Thu | Nov 13, 2025

Digicel pushes for full restoration by year end

Published:Thursday | November 13, 2025 | 12:12 AMEdmond Campbell/Senior Parliamentary Reporter
Bjorn Reynolds, chief technical and innovation officer at Digicel.
Bjorn Reynolds, chief technical and innovation officer at Digicel.

At least 75 per cent of Digicel customers in four of the parishes with significant impacts from Hurricane Melissa will have service restored to them within the next two weeks, according to the local telecoms giant.

Senior officials from the company, who appeared before the Infrastructure and Physical Development Committee of Parliament on Wednesday, also pledged to restore full service to the parishes of St Elizabeth, Westmoreland, Hanover and St James by the end of the year.

The company reported that following the passage of the Category 5 storm on October 28, thirty per cent of its customers across the island were still accessing its service. However, 14 days later, service has been restored to 60 per cent of its customers.

Chief technical and innovation officer at Digicel, Bjorn Reynolds, told members of the parliamentary committee that 37 of the company’s sites, erected on rooftops, had been destroyed by the ferocious storm. Eight are to be restored in 14 days.

EXTENSIVE DAMAGE

He said Digicel is trying to restore service to customers in the hardest-hit areas by deploying Starlink as well as microwave technology, as its fibre infrastructure has been extensively damaged.

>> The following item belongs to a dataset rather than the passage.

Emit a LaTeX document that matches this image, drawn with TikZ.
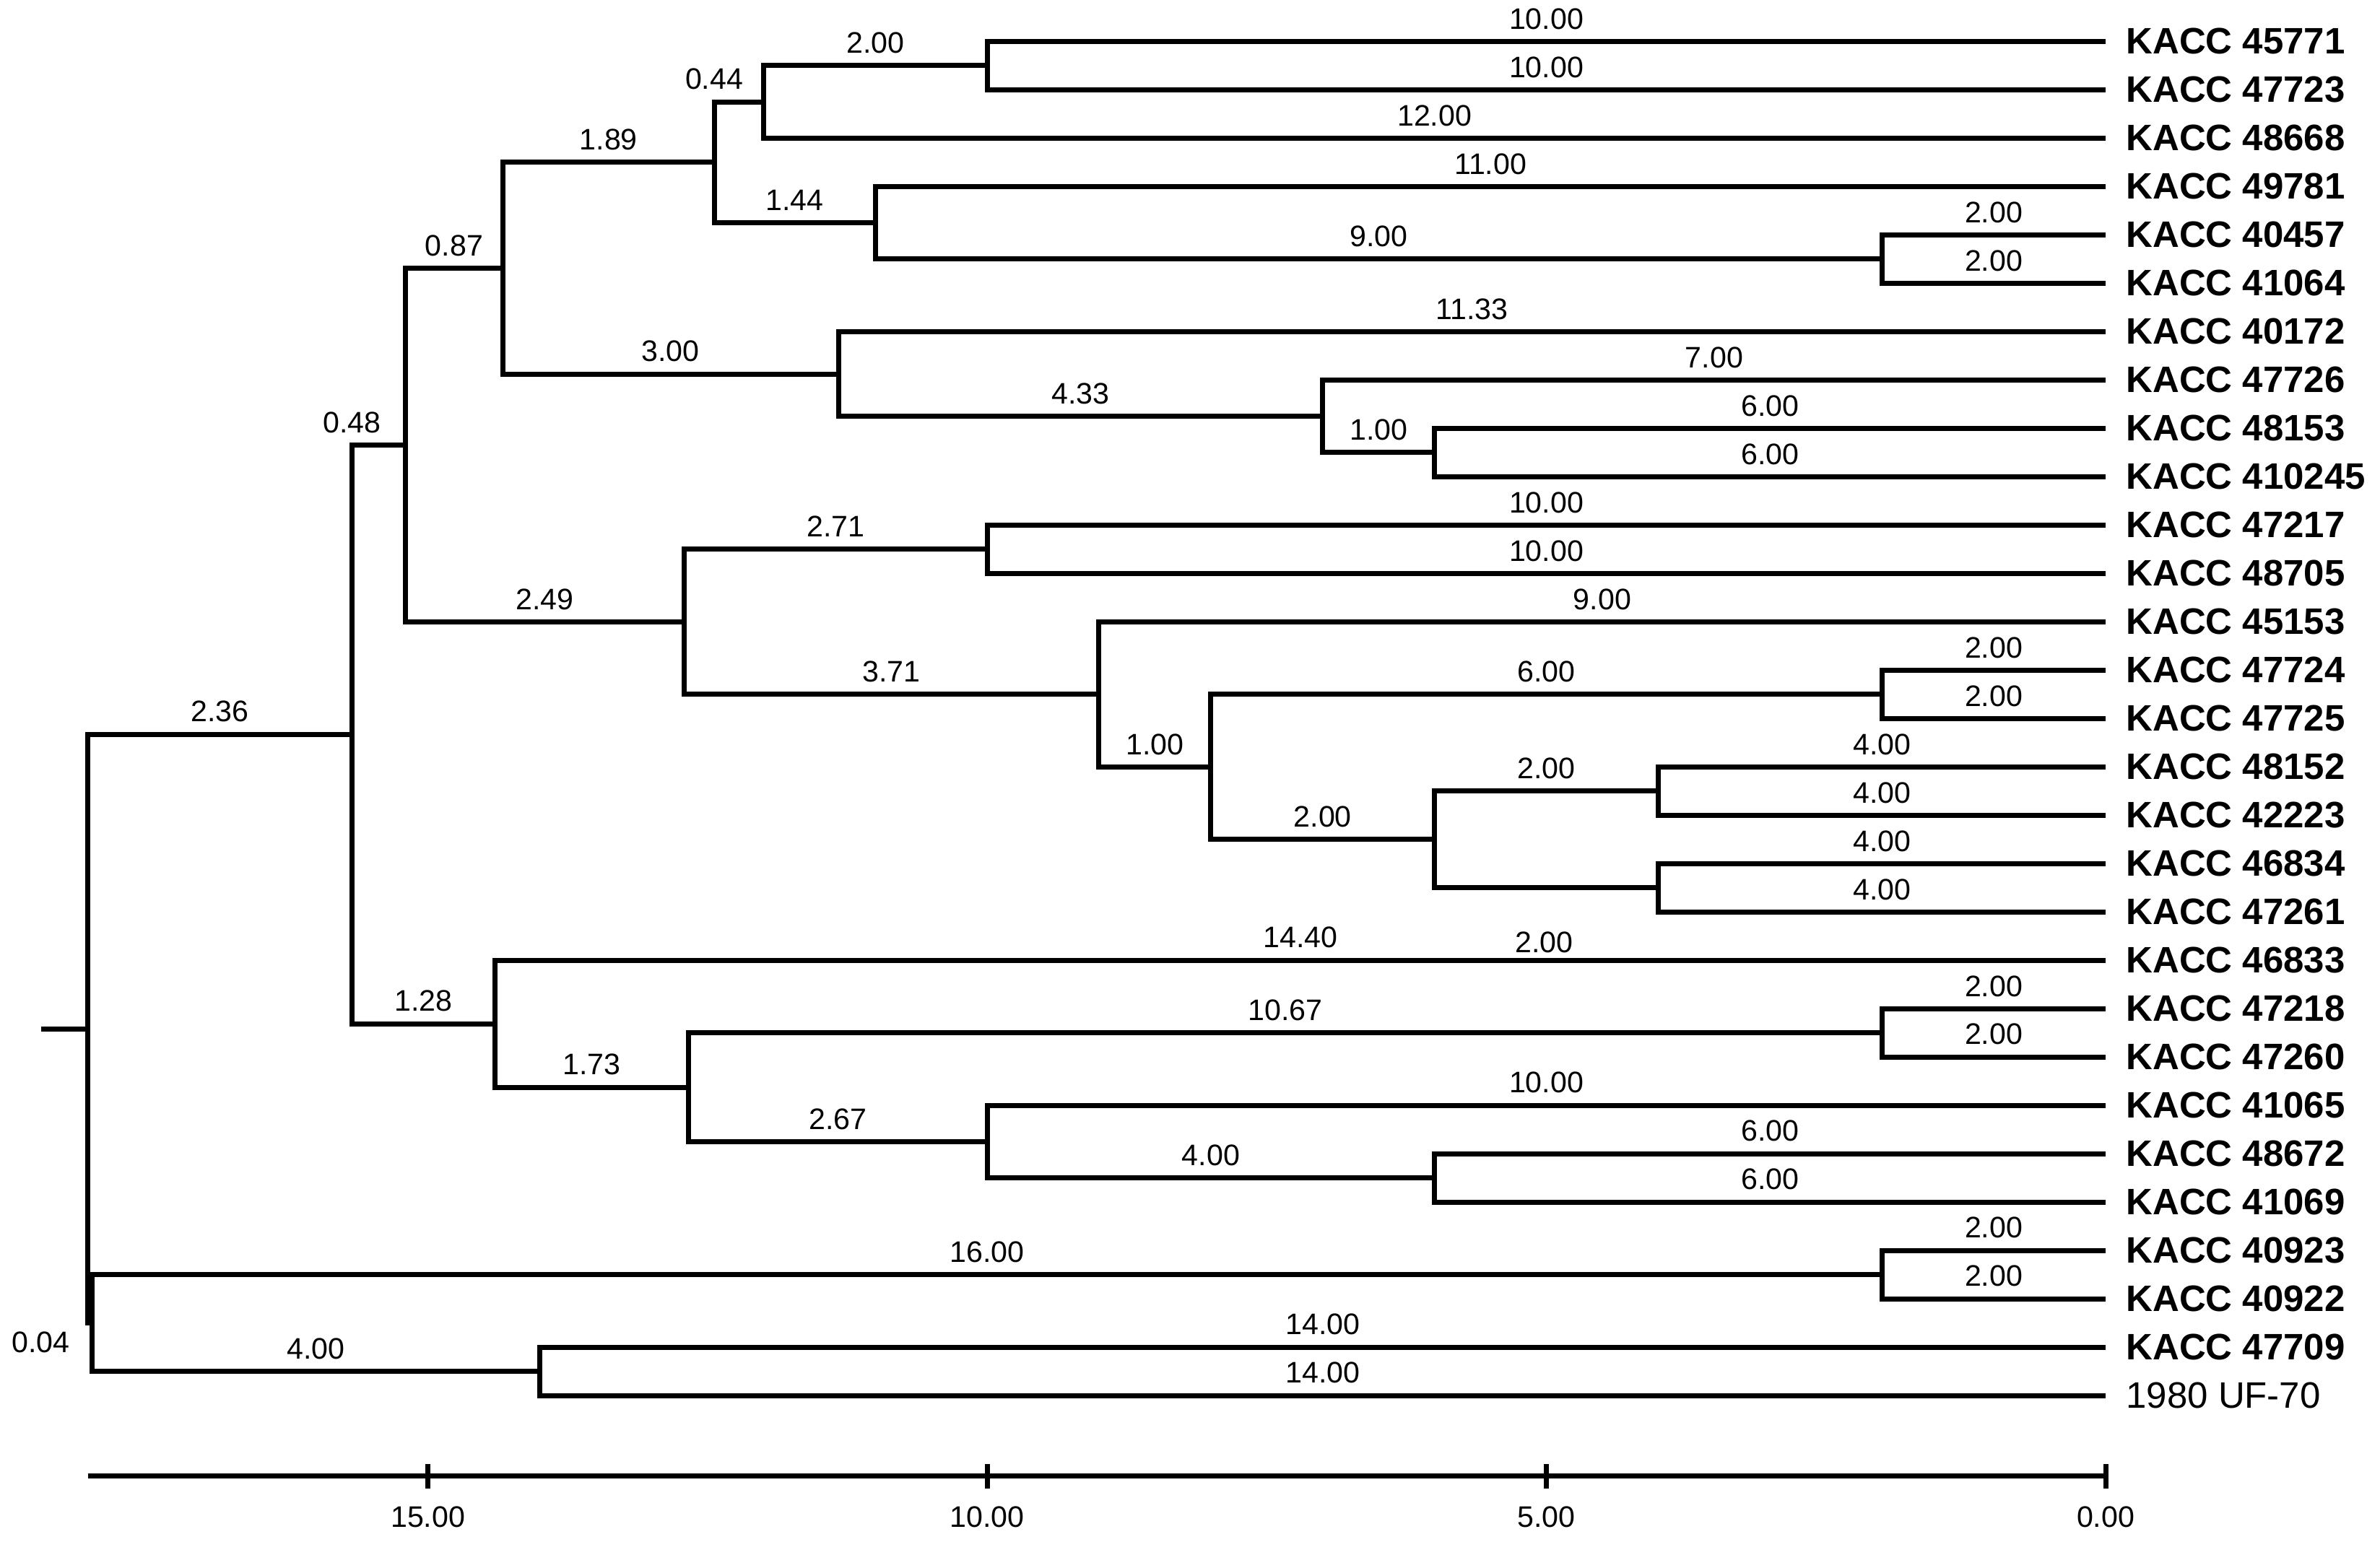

At present, Reynolds said the company has restored service to St Elizabeth up to Santa Cruz. In Hanover, Hopewell Hill and Sandy Bay have been restored as well as Daniel Beach, which borders Westmoreland.

While the telecoms company is pushing to restore service in areas most severely affected, its diesel fuel that keeps generators going at cell sites is being targeted by unscrupulous persons.

Head of network operations at Digicel, Anthony Barrows, said the company has placed more than 140 generators in western Jamaica that require constant fuelling and servicing.

The Digicel executive said the company put a significant amount of fuel at Daniel Beach, a key facility to help restore service to the west, but the fuel was removed by persons for their own benefit.

“We are putting the infrastructure in place to support the redevelopment and reattachment of customers, and we are pleading, almost, with the public to help us to make that possible,” Burrows said.

“We want to drive home the point to Jamaica, in general, that we need to form a coalition around protecting those infrastructure, so that a broader group of people can enjoy the restoration uninterrupted,” he added.

He told the committee that in the past, the company had lost generators to theft.

While lauding members of the police force for their efforts in trying to protect Digicel’s infrastructure, Barrows stressed that the community coalition is the best way forward to address the problem.

He also explained that if the company were to deploy security to all its cell sites, the cost of delivering the service would be significant.

Barrows said the colour of the diesel fuel used by Digicel at its cell sites is purple. He cautioned persons who might be purchasing fuel with this colour to be careful, as they could be obtaining stolen goods.